Set problem | Write out the material exactly, with the pictures left out.

Supplied material |

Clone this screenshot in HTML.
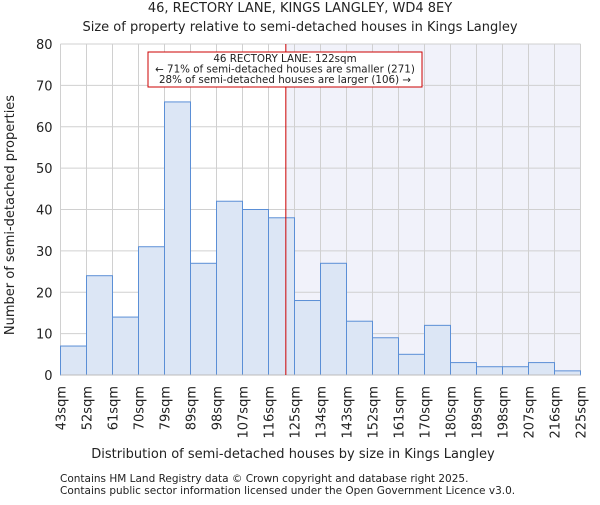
<!DOCTYPE html>
<html><head><meta charset="utf-8"><style>
body{margin:0;background:#fff;}
svg text{font-family:"DejaVu Sans","Liberation Sans",sans-serif;fill:#222;}
</style></head><body>
<svg id="chart" width="600" height="500" xmlns="http://www.w3.org/2000/svg">
<text x="300" y="12" text-anchor="middle" font-size="13">46, RECTORY LANE, KINGS LANGLEY, WD4 8EY</text>
<text x="300" y="31" text-anchor="middle" font-size="13">Size of property relative to semi-detached houses in Kings Langley</text>
<g id="plot"></g>
<text x="293" y="458" text-anchor="middle" font-size="13">Distribution of semi-detached houses by size in Kings Langley</text>
<text transform="translate(14,215) rotate(-90)" text-anchor="middle" font-size="13">Number of semi-detached properties</text>
<text x="60" y="482" font-size="10.5" fill="#555">Contains HM Land Registry data © Crown copyright and database right 2025.</text>
<text x="60" y="494" font-size="10.5" fill="#555">Contains public sector information licensed under the Open Government Licence v3.0.</text>
</svg>
<script>
const binEdges=[43,52,61,70,79,89,98,107,116,125,134,143,152,161,170,180,189,198,207,216,225];
const counts=[7,24,14,31,66,27,42,40,38,18,27,13,9,5,12,3,2,2,3,1];
const yTicks=[0,10,20,30,40,50,60,70,80];
const propertyBin=8, propertyFrac=6/9;
const NS="http://www.w3.org/2000/svg";
const g=document.getElementById('plot');
const X0=60.5,X1=580.5,Y0=375,Y1=44,YMAX=80;
const nb=counts.length;
const xb=i=>X0+(X1-X0)*i/nb;
const y=v=>Y0-(Y0-Y1)*v/YMAX;
function mk(t,a){const e=document.createElementNS(NS,t);for(const k in a)e.setAttribute(k,a[k]);g.appendChild(e);return e;}
const redX=xb(propertyBin+propertyFrac);
let e=mk('rect',{x:redX,y:Y1,width:X1-redX,height:Y0-Y1,fill:'#f1f2fa'});


for(const t of yTicks){
 e=mk('line',{x1:X0,x2:X1,y1:y(t),y2:y(t),stroke:'#d0d0d0','stroke-width':1});
 
 
 e=mk('text',{x:X0-8,y:y(t)+5,'text-anchor':'end','font-size':13});e.textContent=t;
 
 
}
for(let i=0;i<=nb;i++){
 e=mk('line',{x1:xb(i),x2:xb(i),y1:Y1,y2:Y0,stroke:'#d0d0d0','stroke-width':1});
 
 
}
counts.forEach((c,i)=>{
 e=mk('rect',{x:xb(i),y:y(c),width:xb(i+1)-xb(i),height:Y0-y(c),fill:'#dce6f5',stroke:'#5b8fd6','stroke-width':1});
 
 
});
binEdges.forEach((b,i)=>{
 e=mk('text',{transform:`translate(${xb(i)+5},386) rotate(-90)`,'text-anchor':'end','font-size':13});e.textContent=b+'sqm';
 
 
});
e=mk('line',{x1:X0,x2:X1,y1:Y0,y2:Y0,stroke:'#bbb'});


e=mk('line',{x1:redX,x2:redX,y1:Y1,y2:Y0,stroke:'#cc0000','stroke-width':1});


e=mk('rect',{x:148,y:52,width:274,height:35,fill:'#fff',stroke:'#cc0000','stroke-width':1});


const lines=['46 RECTORY LANE: 122sqm','← 71% of semi-detached houses are smaller (271)','28% of semi-detached houses are larger (106) →'];
lines.forEach((l,i)=>{
 e=mk('text',{x:285,y:62+i*10.5,'text-anchor':'middle','font-size':10.3});e.textContent=l;
 
 
});
</script>
</body></html>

Result of the task |
Clone this screenshot in HTML.
<!DOCTYPE html>
<html><head><meta charset="utf-8"><style>
body{margin:0;background:#fff;}
svg text{font-family:"DejaVu Sans","Liberation Sans",sans-serif;fill:#222;}
</style></head><body>
<svg id="chart" width="600" height="500" xmlns="http://www.w3.org/2000/svg">
<text x="300" y="12" text-anchor="middle" font-size="13">46, RECTORY LANE, KINGS LANGLEY, WD4 8EY</text>
<text x="300" y="31" text-anchor="middle" font-size="13">Size of property relative to semi-detached houses in Kings Langley</text>
<g id="plot"></g>
<text x="293" y="458" text-anchor="middle" font-size="13">Distribution of semi-detached houses by size in Kings Langley</text>
<text transform="translate(14,215) rotate(-90)" text-anchor="middle" font-size="13">Number of semi-detached properties</text>
<text x="60" y="482" font-size="10.5" fill="#555">Contains HM Land Registry data © Crown copyright and database right 2025.</text>
<text x="60" y="494" font-size="10.5" fill="#555">Contains public sector information licensed under the Open Government Licence v3.0.</text>
</svg>
<script>
const binEdges=[43,52,61,70,79,89,98,107,116,125,134,143,152,161,170,180,189,198,207,216,225];
const counts=[7,24,14,31,66,27,42,40,38,18,27,13,9,5,12,3,2,2,3,1];
const yTicks=[0,10,20,30,40,50,60,70,80];
const propertyBin=8, propertyFrac=6/9;
const NS="http://www.w3.org/2000/svg";
const g=document.getElementById('plot');
const X0=60.5,X1=580.5,Y0=375,Y1=44,YMAX=80;
const nb=counts.length;
const xb=i=>X0+(X1-X0)*i/nb;
const y=v=>Y0-(Y0-Y1)*v/YMAX;
function mk(t,a){const e=document.createElementNS(NS,t);for(const k in a)e.setAttribute(k,a[k]);g.appendChild(e);return e;}
const redX=xb(propertyBin+propertyFrac);
let e=mk('rect',{x:redX,y:Y1,width:X1-redX,height:Y0-Y1,fill:'#f1f2fa'});


for(const t of yTicks){
 e=mk('line',{x1:X0,x2:X1,y1:y(t),y2:y(t),stroke:'#d0d0d0','stroke-width':1});
 
 
 e=mk('text',{x:X0-8,y:y(t)+5,'text-anchor':'end','font-size':13});e.textContent=t;
 
 
}
for(let i=0;i<=nb;i++){
 e=mk('line',{x1:xb(i),x2:xb(i),y1:Y1,y2:Y0,stroke:'#d0d0d0','stroke-width':1});
 
 
}
counts.forEach((c,i)=>{
 e=mk('rect',{x:xb(i),y:y(c),width:xb(i+1)-xb(i),height:Y0-y(c),fill:'#dce6f5',stroke:'#5b8fd6','stroke-width':1});
 
 
});
binEdges.forEach((b,i)=>{
 e=mk('text',{transform:`translate(${xb(i)+5},386) rotate(-90)`,'text-anchor':'end','font-size':13});e.textContent=b+'sqm';
 
 
});
e=mk('line',{x1:X0,x2:X1,y1:Y0,y2:Y0,stroke:'#bbb'});


e=mk('line',{x1:redX,x2:redX,y1:Y1,y2:Y0,stroke:'#cc0000','stroke-width':1});


e=mk('rect',{x:148,y:52,width:274,height:35,fill:'#fff',stroke:'#cc0000','stroke-width':1});


const lines=['46 RECTORY LANE: 122sqm','← 71% of semi-detached houses are smaller (271)','28% of semi-detached houses are larger (106) →'];
lines.forEach((l,i)=>{
 e=mk('text',{x:285,y:62+i*10.5,'text-anchor':'middle','font-size':10.3});e.textContent=l;
 
 
});
</script>
</body></html>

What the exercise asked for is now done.